Insiders own a healthy proportion, just south of 12 percent, and have been acquiring more. The share buyback last year was around one million shares, or 2 percent of the float.
It has been more than eight years since this entity traded in double digits, and prior to the 2008 recession, it was near $16. Given the tally of the pros and cons, one can easily wonder if the days of glory are well past and this corporation will remain dead money.
Benj likes to think not. He bought shares at $1.51 about a year and a half ago. With the stock trading near $1.80, there has been a reasonable return thus far. Activist investor Karen Singer also felt there was lots of potential; she bought about 5 percent of the company. Yes, that is more than the Contra Guy. She has been very successful with this kind of purchase in the past, recently with SeaChange International, which has increased handily since her entry.
While dramatic share appreciation would be lovely, Benj feels the most likely exit could be via a takeover. There are numerous competitors, including AT&T, EarthLink, GCI and Wave. Swallowing Alaska Communications at $3, a healthy premium to the current price but still below book value, would only cost an acquisitor about $160 million, not much for an established player in this sector.

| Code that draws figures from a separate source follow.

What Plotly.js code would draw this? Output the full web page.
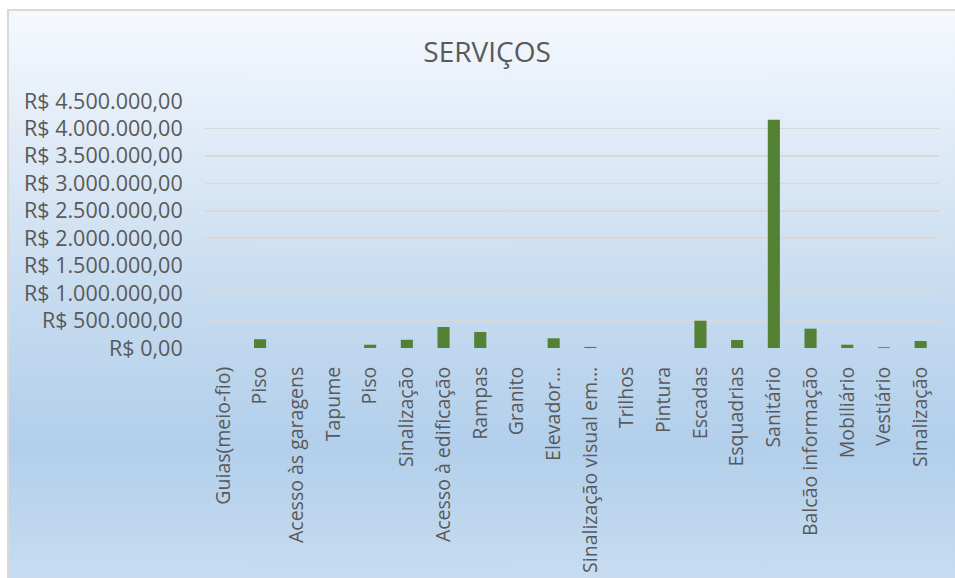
<!DOCTYPE html>
<html>
<head>
<meta charset="utf-8">
<script src="https://cdn.plot.ly/plotly-3.0.1.min.js"></script>
<style>
  html, body { margin: 0; padding: 0; width: 955px; height: 578px; overflow: hidden; background: #ffffff; }
  #bg { position: absolute; left: 7px; top: 9px; width: 960px; height: 580px;
        border-left: 2px solid #d9d9d9; border-top: 2px solid #d9d9d9;
        background: linear-gradient(to bottom, #f5f9fe 0%, #e2ecf7 20%, #c6dbf0 50%, #b2cfeb 75%, #c9ddf1 100%); }
  #chart { position: absolute; left: 0; top: 0; width: 955px; height: 578px; }
</style>
</head>
<body>
<div id="bg"></div>
<div id="chart"></div>
<script>
const categories = [
  "Guias(meio-fio)", "Piso", "Acesso às garagens", "Tapume", "Piso",
  "Sinalização", "Acesso à edificação", "Rampas", "Granito", "Elevador…",
  "Sinalização visual em…", "Trilhos", "Pintura", "Escadas", "Esquadrias",
  "Sanitário", "Balcão informação", "Mobiliário", "Vestiário", "Sinalização"
];
const values = [
  0, 160000, 0, 0, 60000,
  150000, 383000, 292000, 0, 177000,
  20000, 0, 0, 497000, 146000,
  4157000, 352000, 60000, 15000, 128000
];
const yTickVals = [0, 500000, 1000000, 1500000, 2000000, 2500000, 3000000, 3500000, 4000000, 4500000];
const yTickText = ["R$ 0,00", "R$ 500.000,00", "R$ 1.000.000,00", "R$ 1.500.000,00", "R$ 2.000.000,00",
  "R$ 2.500.000,00", "R$ 3.000.000,00", "R$ 3.500.000,00", "R$ 4.000.000,00", "R$ 4.500.000,00"];

const xIdx = categories.map((c, i) => i);
const FONT = "'Open Sans', sans-serif";
const TXT = "#595959";

Plotly.newPlot("chart", [{
  type: "bar",
  x: xIdx,
  y: values,
  marker: { color: "#548235", line: { width: 0 } },
  hoverinfo: "skip"
}], {
  width: 955, height: 578,
  margin: { l: 205, r: 16, t: 101, b: 230 },
  paper_bgcolor: "rgba(0,0,0,0)",
  plot_bgcolor: "rgba(0,0,0,0)",
  bargap: 0.67,
  showlegend: false,
  title: { text: "SERVIÇOS", x: 0.51, xanchor: "center", y: 0.91, yanchor: "middle",
           font: { family: FONT, size: 28, color: TXT } },
  xaxis: {
    range: [-0.5, 19.5],
    tickmode: "array", tickvals: xIdx, ticktext: categories,
    tickangle: -90,
    ticks: "outside", ticklen: 10, tickcolor: "rgba(0,0,0,0)",
    showgrid: false, zeroline: false, showline: false,
    tickfont: { family: FONT, size: 19.5, color: TXT }
  },
  yaxis: {
    range: [0, 4500000],
    tickmode: "array", tickvals: yTickVals, ticktext: yTickText,
    ticks: "outside", ticklen: 17, tickcolor: "rgba(0,0,0,0)",
    showgrid: true, gridcolor: "#d9d9d9", gridwidth: 1.5,
    zeroline: false, showline: false,
    tickfont: { family: FONT, size: 21.5, color: TXT }
  }
}, { staticPlot: true, displayModeBar: false });
</script>
</body>
</html>
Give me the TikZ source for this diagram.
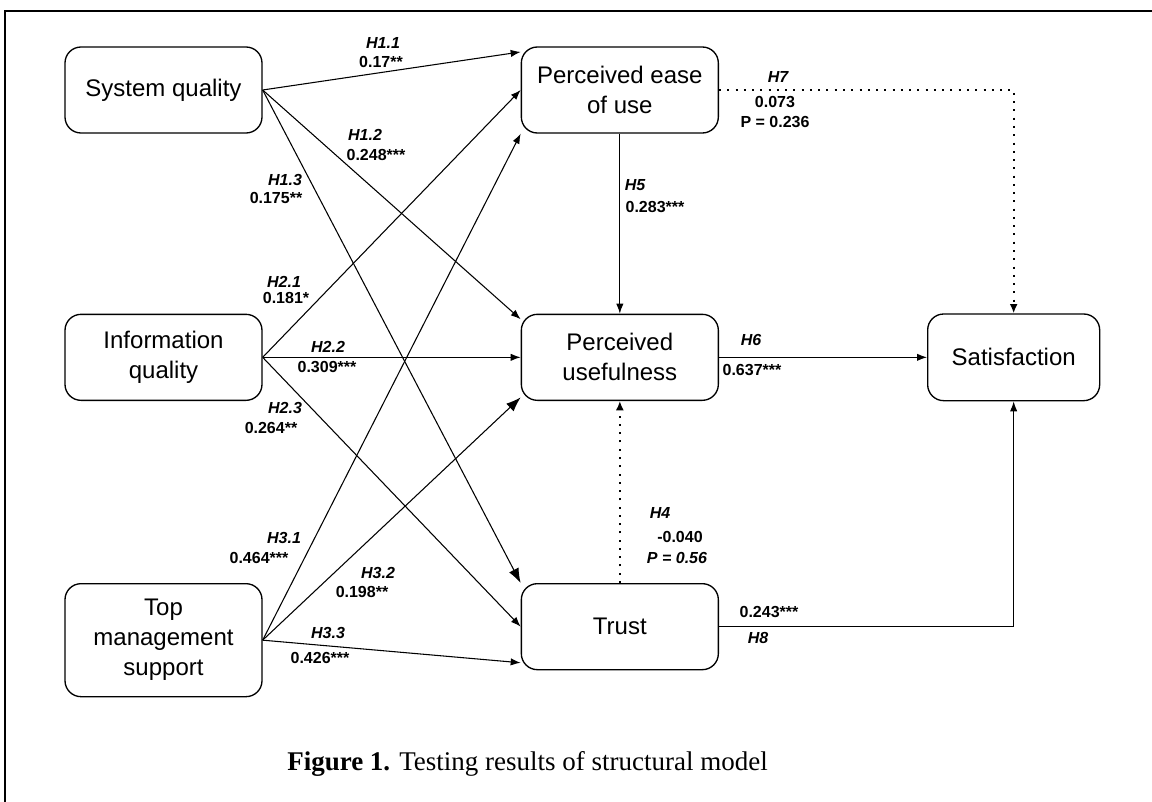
\documentclass[tikz,border=0pt]{standalone}
\usepackage{fontspec}
\setmainfont{Liberation Serif}
\setsansfont{Liberation Sans}
\usetikzlibrary{positioning, arrows.meta}

\begin{document}
\begin{tikzpicture}[x=0.75pt, y=-0.75pt, node distance = 135pt]
  \tikzstyle{construct}=[rounded corners=12pt, draw, line width=1pt, inner sep=0, align=center, minimum width=147.75pt, minimum height=64.5pt, font=\sffamily\fontsize{18}{22.5}\selectfont]
  \tikzstyle{hyp}=[inner sep=0, font=\sffamily\bfseries\itshape\fontsize{12}{14}\selectfont]
  \tikzstyle{coef}=[inner sep=0, font=\sffamily\bfseries\fontsize{12}{14}\selectfont]
  \tikzstyle{link}=[line width=0.8pt, -{Latex[length=7.5pt, width=5.5pt]}]
  \tikzstyle{biglink}=[line width=0.8pt, -{Latex[length=11pt, width=8pt]}]
  \tikzstyle{ns}=[link, line width=1.5pt, dash pattern=on 1.5pt off 4.7pt, -{Latex[length=7pt, width=6pt]}]

  \useasboundingbox (0,0) rectangle (1152,802);
  \draw [line width=1.5pt] (5,802) -- (5,11) -- (1152,11);

  \node [construct] (SQ) at (163.5,90) {System quality};
  \node [construct, below = of SQ] (IQ) {Information\\quality};
  \node [construct, below = 136.5pt of IQ, minimum height=84.75pt] (TMS) {Top\\management\\support};

  \node [construct, right = 193.5pt of SQ] (PEOU) {Perceived ease\\of use};
  \node [construct, below = of PEOU] (PU) {Perceived\\usefulness};
  \node [construct, below = 136.5pt of PU] (T) {Trust};

  \node [construct, right = 156pt of PU, minimum width=129pt, minimum height=65pt] (S) {Satisfaction};

  \draw [link] (SQ.east) -- (PEOU.159);
  \draw [link] (SQ.east) -- (PU.159);
  \draw [biglink] (SQ.east) -- (T.north west);

  \draw [link] (IQ.east) -- (PEOU.west);
  \draw [link] (IQ.east) -- (PU.west);
  \draw [link] (IQ.east) -- (T.west);

  \draw [link] (TMS.east) -- (PEOU.south west);
  \draw [biglink] (TMS.east) -- (PU.202);
  \draw [link] (TMS.east) -- (T.200);

  \draw [link] (PEOU) -- (PU);
  \draw [ns] (T) -- (PU);
  \draw [link] (PU) -- (S);
  \draw [ns] (PEOU.east) -| (S.north);
  \draw [link] (T.east) -| (S.south);

  \node [hyp] (h11) at (383,43) {H1.1};
  \node [coef] (c11) at (381,62) {0.17**};
  \node [hyp] (h12) at (365,135) {H1.2};
  \node [coef] (c12) at (376,155) {0.248***};
  \node [hyp] (h13) at (285,180) {H1.3};
  \node [coef] (c13) at (276,198) {0.175**};

  \node [hyp] (h21) at (284,282) {H2.1};
  \node [coef] (c21) at (286,298) {0.181*};
  \node [hyp] (h22) at (328,347) {H2.2};
  \node [coef] (c22) at (327,367) {0.309***};
  \node [hyp] (h23) at (285,408) {H2.3};
  \node [coef] (c23) at (271,428) {0.264**};

  \node [hyp] (h31) at (284,538) {H3.1};
  \node [coef] (c31) at (259,558) {0.464***};
  \node [hyp] (h32) at (378,573) {H3.2};
  \node [coef] (c32) at (362,592) {0.198**};
  \node [hyp] (h33) at (328,633) {H3.3};
  \node [coef] (c33) at (320,658) {0.426***};

  \node [hyp] (h5) at (635,185) {H5};
  \node [coef] (c5) at (655,207) {0.283***};

  \node [hyp] (h7) at (778,77) {H7};
  \node [coef] (c7) at (775,102) {0.073};
  \node [coef] (p7) at (775,122) {P = 0.236};

  \node [hyp] (h6) at (751,340) {H6};
  \node [coef] (c6) at (752,370) {0.637***};

  \node [hyp] (h4) at (660,513) {H4};
  \node [coef] (c4) at (680,537) {-0.040};
  \node [hyp] (p4) at (677,558) {P = 0.56};

  \node [coef] (c8) at (769,612) {0.243***};
  \node [hyp] (h8) at (758,638) {H8};

  \node [anchor=base west, inner sep=0, font=\fontsize{20.25}{24}\selectfont] (cap) at (287,770) {\textbf{Figure 1.} Testing results of structural model};
\end{tikzpicture}
\end{document}
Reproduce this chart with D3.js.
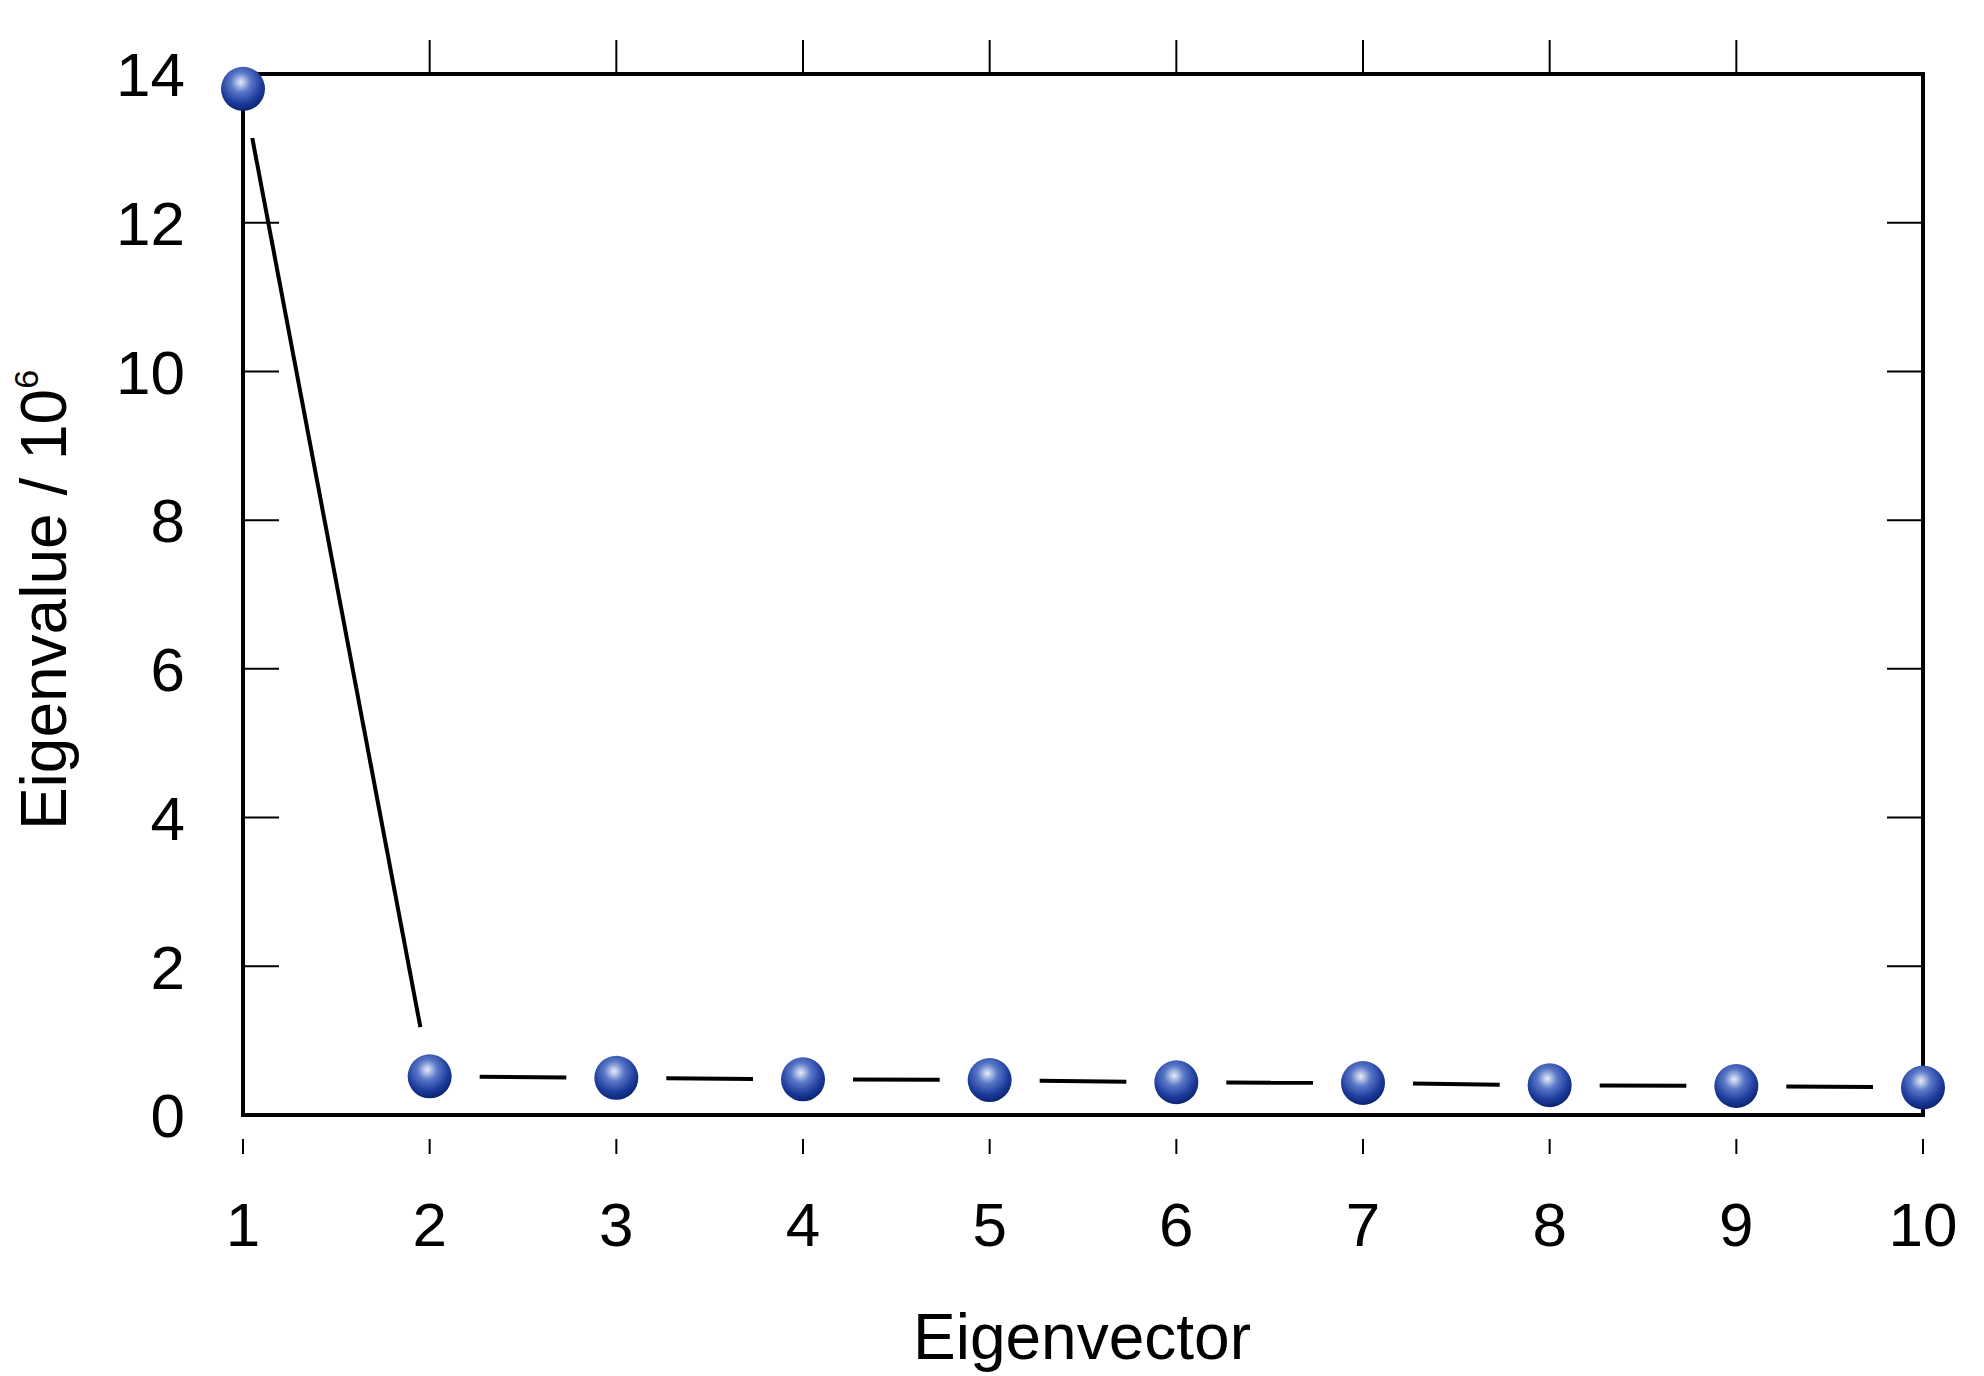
<!DOCTYPE html><html><head><script src="https://cdn.jsdelivr.net/npm/d3@7"></script>
<style>body{margin:0;background:#fff}text{font-family:Arial,"Liberation Sans",sans-serif}</style></head><body>
<svg id="c" width="1984" height="1376"></svg>
<script>
const xs=[1,2,3,4,5,6,7,8,9,10];
const vals=[13.8,0.52,0.50,0.48,0.47,0.44,0.43,0.40,0.39,0.37];
const yTicks=[0,2,4,6,8,10,12,14];
const L=243,R=1923,T=74,B=1115;
const svg=d3.select("#c");
const x=d3.scaleLinear().domain([1,10]).range([L,R]);
const y=d3.scaleLinear().domain([0,14]).range([B,T]);
const defs=svg.append("defs");
const g=defs.append("radialGradient").attr("id","sph").attr("cx","45%").attr("cy","35%").attr("r","65%");
g.append("stop").attr("offset","0%").attr("stop-color","#e8ecf8");
g.append("stop").attr("offset","35%").attr("stop-color","#5a78c8");
g.append("stop").attr("offset","75%").attr("stop-color","#1b3a9a");
g.append("stop").attr("offset","100%").attr("stop-color","#0c2470");
svg.append("rect").attr("x",L).attr("y",T).attr("width",R-L).attr("height",B-T).attr("fill","none").attr("stroke","#000").attr("stroke-width",4);
yTicks.forEach(v=>{
 svg.append("line").attr("x1",L).attr("x2",L+36).attr("y1",y(v)).attr("y2",y(v)).attr("stroke","#000").attr("stroke-width",2);
 svg.append("line").attr("x1",R-36).attr("x2",R).attr("y1",y(v)).attr("y2",y(v)).attr("stroke","#000").attr("stroke-width",2);
 svg.append("text").attr("x",L-58).attr("y",y(v)).attr("dy","0.36em").attr("text-anchor","end").attr("font-size",62).text(v);
});
xs.forEach(v=>{
 if(v>1&&v<10) svg.append("line").attr("x1",x(v)).attr("x2",x(v)).attr("y1",T-34).attr("y2",T).attr("stroke","#000").attr("stroke-width",2);
 svg.append("line").attr("x1",x(v)).attr("x2",x(v)).attr("y1",B+24).attr("y2",B+39).attr("stroke","#000").attr("stroke-width",2);
 svg.append("text").attr("x",x(v)).attr("y",1224).attr("dy","0.36em").attr("text-anchor","middle").attr("font-size",62).text(v);
});
const gap=50;
for(let i=0;i<xs.length-1;i++){
 const x1=x(xs[i]),y1=y(vals[i]),x2=x(xs[i+1]),y2=y(vals[i+1]);
 const d=Math.hypot(x2-x1,y2-y1),ux=(x2-x1)/d,uy=(y2-y1)/d;
 svg.append("line").attr("x1",x1+ux*gap).attr("y1",y1+uy*gap).attr("x2",x2-ux*gap).attr("y2",y2-uy*gap).attr("stroke","#000").attr("stroke-width",4);
}
svg.selectAll("circle.p").data(xs).enter().append("circle").attr("cx",d=>x(d)).attr("cy",(d,i)=>y(vals[i])).attr("r",22).attr("fill","url(#sph)");
svg.append("text").attr("x",1082).attr("y",1336).attr("dy","0.36em").attr("text-anchor","middle").attr("font-size",64).text("Eigenvector");
const yl=svg.append("text").attr("transform","translate(66,600) rotate(-90)").attr("text-anchor","middle").attr("font-size",64);
yl.append("tspan").text("Eigenvalue / 10");
yl.append("tspan").attr("font-size",34).attr("dy",-28).text("6");
</script></body></html>
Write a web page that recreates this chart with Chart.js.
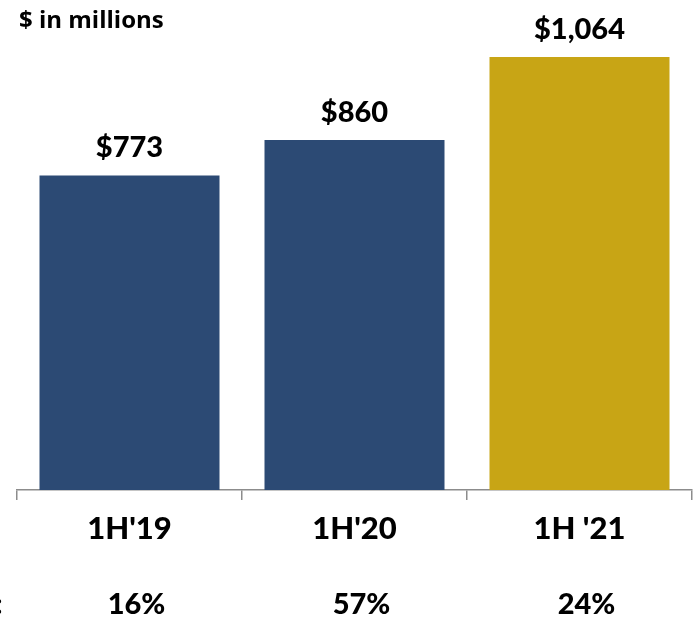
<!DOCTYPE html>
<html>
<head>
<meta charset="utf-8">
<script src="https://cdn.jsdelivr.net/npm/chart.js@4"></script>
<style>
  html, body { margin: 0; padding: 0; background: #fff; }
  #wrap { width: 695px; height: 618px; position: relative; }
</style>
</head>
<body>
<div id="wrap"><canvas id="chart" width="695" height="618"></canvas></div>
<script>
const categories = ["1H'19", "1H'20", "1H '21"];
const values = [773, 860, 1064];
const valueLabels = ["$773", "$860", "$1,064"];
const growthLabels = ["16%", "57%", "24%"];
const barColors = ["#2C4A74", "#2C4A74", "#C8A515"];

// value labels above the bars + growth row under the axis
const extraText = {
  id: "extraText",
  afterDatasetsDraw(chart) {
    const ctx = chart.ctx;
    const meta = chart.getDatasetMeta(0);
    const xScale = chart.scales.x;
    ctx.save();
    ctx.fillStyle = "#000";
    ctx.textAlign = "center";
    ctx.textBaseline = "alphabetic";
    ctx.font = "900 29px Lato";
    meta.data.forEach((bar, i) => {
      ctx.fillText(valueLabels[i], bar.x, bar.y - 18);
    });

    growthLabels.forEach((txt, i) => {
      ctx.fillText(txt, xScale.getPixelForValue(i) + 7, 614);
    });

    // cut-off row label on the left edge
    ctx.textAlign = "left";
    ctx.fillText(":", -5, 614);

    ctx.font = "bold 24px 'Open Sans'";
    ctx.fillText("$ in millions", 19, 28);
    ctx.restore();
  },
};

new Chart(document.getElementById("chart"), {
  type: "bar",
  data: {
    labels: categories,
    datasets: [
      {
        data: values,
        backgroundColor: barColors,
        borderWidth: 0,
        categoryPercentage: 1,
        barPercentage: 0.8,
      },
    ],
  },
  options: {
    responsive: false,
    animation: false,
    layout: {
      padding: { left: 17, right: 3, top: 0, bottom: 0 },
    },
    scales: {
      x: {
        grid: {
          display: true,
          drawOnChartArea: false,
          tickLength: 10,
          color: "#8c8c8c",
          lineWidth: 1.5,
        },
        border: { display: true, color: "#8c8c8c", width: 1.5 },
        ticks: {
          color: "#000",
          padding: 10,
          font: { family: "Lato", size: 31, weight: "900" },
        },
        afterFit: (scale) => {
          scale.height = 128;
        },
      },
      y: {
        display: false,
        min: 0,
        max: 1204,
      },
    },
    plugins: {
      legend: { display: false },
      tooltip: { enabled: false },
    },
  },
  plugins: [extraText],
});
</script>
</body>
</html>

Currently, analysts are ignoring this stock, perhaps fearing frostbite. Sometimes that is the perfect situation to snap up a bargain. Other times, a company like this can stagnate, simply carrying on from quarter to quarter with little progress.
If a takeover bid does not arrive, it will be up to Bishop to reignite the stock price. Hopefully, he can do better than Vadapalli, who talked the talk, but ultimately did not walk the walk.